Generally this is true for most life on Earth. The main exception would be the plants and animals that live around deep sea vents and get their energy from the earth. But I suspect that the sun is going to heat up and evaporate the seas long before that puts a significant dent in the mass of the Earth.
Converting mass to energy within a system does not really change the mass. If I have a closed box with a particle and the corresponding anti-particle, The mass of the box does not change if the two particles combine and are converted to energy.
Unless the energy leaves the system, the mass does not change. The only way this could happen (that I can think of off-hand) is by heat radiation.
DrMatrix,
In the link in the OP, Cecil states
It’s not observable in our case, but it does exist, right?
But as dtilque pointed out, the energy ultimately comes from the sun. Unless we’re doing some cool fission/fusion no one noticed the energy released is ultimately from outside our biosphere. Therefore no loss of earth mass. Too bad, I liked the numbers I came up with too.
With few exceptions, not observable is the same as non-existence. The change in mass only becomes observable when the kinetic and heat energy is removed from the system.
Got it. Thanks DrMatrix and dtilque.
**grey, ** I liked your numbers too. That was the kind of answer I was really looking for.
The great tragedy of science, the slaying of a beautiful hypothesis by an ugly fact. T. H. Huxley.
Well the numbers are a complete “wag”. They do make the point that the biosphere releases 10e22 J of energy each day.

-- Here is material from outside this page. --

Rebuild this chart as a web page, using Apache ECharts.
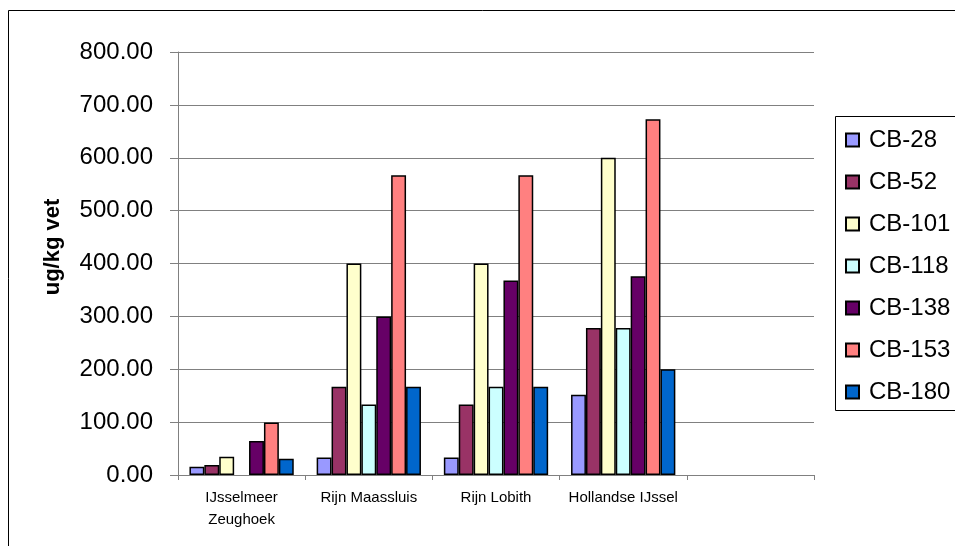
<!DOCTYPE html>
<html><head><meta charset="utf-8">
<script src="https://cdn.jsdelivr.net/npm/echarts@6/dist/echarts.min.js"></script>
<style>html,body{margin:0;padding:0;background:#fff}#c{width:955px;height:546px}</style>
</head><body><div id="c"></div>
<script>
const categories = ['IJsselmeer\nZeughoek', 'Rijn Maassluis', 'Rijn Lobith', 'Hollandse IJssel', ''];
const seriesNames = ['CB-28', 'CB-52', 'CB-101', 'CB-118', 'CB-138', 'CB-153', 'CB-180'];
const cb28  = [15.6, 33.3, 33.3, 152, null];
const cb52  = [19, 166.7, 133.3, 278, null];
const cb101 = [34.5, 400, 400, 600, null];
const cb118 = [null, 133.3, 166.7, 278, null];
const cb138 = [64.5, 300, 368, 376, null];
const cb153 = [99.5, 567, 567, 673, null];
const cb180 = [30.5, 166.7, 166.7, 200, null];
const yTitle = 'ug/kg vet';
const colors = ['#9999FF', '#993366', '#FFFFCC', '#CCFFFF', '#660066', '#FF8080', '#0066CC'];
const values = [cb28, cb52, cb101, cb118, cb138, cb153, cb180];

const chart = echarts.init(document.getElementById('c'));
const font = 'Liberation Sans, Arial, sans-serif';
chart.setOption({
  animation: false,
  color: colors,
  textStyle: { fontFamily: font },
  graphic: [
    { type: 'rect', shape: { x: 8.5, y: 10.5, width: 1000, height: 600 }, style: { fill: 'none', stroke: '#000', lineWidth: 1 }, z: -1 },
    { type: 'rect', shape: { x: 835.5, y: 116.5, width: 200, height: 294 }, style: { fill: '#fff', stroke: '#000', lineWidth: 1 }, z: 0 },
    { type: 'text', x: 53, y: 247, rotation: Math.PI / 2,
      style: { text: yTitle, font: 'bold 22px Liberation Sans, Arial, sans-serif', fill: '#000', align: 'center', verticalAlign: 'middle' } }
  ],
  grid: { left: 178, right: 141, top: 52, bottom: 71, containLabel: false },
  legend: {
    orient: 'vertical', left: 845, top: 128, padding: 0,
    itemWidth: 13, itemHeight: 13, itemGap: 18,
    icon: 'rect',
    textStyle: { fontSize: 24, color: '#000', fontFamily: font, lineHeight: 24, padding: [0, 0, 0, 5] },
    data: seriesNames, z: 5
  },
  xAxis: {
    type: 'category', data: categories,
    axisLine: { lineStyle: { color: '#808080', width: 1 } },
    axisTick: { show: true, length: 5, lineStyle: { color: '#808080' } },
    axisLabel: { interval: 0, fontSize: 15, color: '#000', margin: 12, lineHeight: 22, fontFamily: font }
  },
  yAxis: {
    type: 'value', min: 0, max: 800, interval: 100,
    axisLine: { show: true, lineStyle: { color: '#808080' } },
    axisTick: { show: true, length: 8, lineStyle: { color: '#808080' } },
    axisLabel: { fontSize: 24, color: '#000', margin: 25, fontFamily: font, formatter: v => v.toFixed(2) },
    splitLine: { show: true, lineStyle: { color: '#808080', width: 1 } }
  },
  series: seriesNames.map((n, i) => ({
    name: n, type: 'bar', data: values[i],
    barGap: '0%', barCategoryGap: '18%',
    itemStyle: { color: colors[i], borderColor: '#000', borderWidth: 1.5 }
  }))
});
</script></body></html>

Don’t tell the Matrix guys they’ll freak.
But we have launched a few tons of junk from beyond the earth’s gravity well in the form of exploratory probes.
I’m tempted to include the parts of lunar landers and other man-made objects which are still on the moon, but I’m afraid someone will then point out that the earth-moon system is actually a double planet system, etc.
But the earth DOES lose mass as the core undergoes nuclear fission. The missing mass is turned into heat-energy in the core, which moves on up to the surface and is eventually radiated out into space.
I don’t have any numbers on it though, and guess that it’s trivial compared to the addition of space dust and loss of gasses from the upper atmosphere.
Uhm…well no the core does not undergo fission. There are elements within the earth that are naturally radioactive (thorium) and release energy that way but not the core specifically. The core is solid nickel/iron and is hot simply from gravitional compression. Eventually the earth will cool to a nice hunk of solid rock.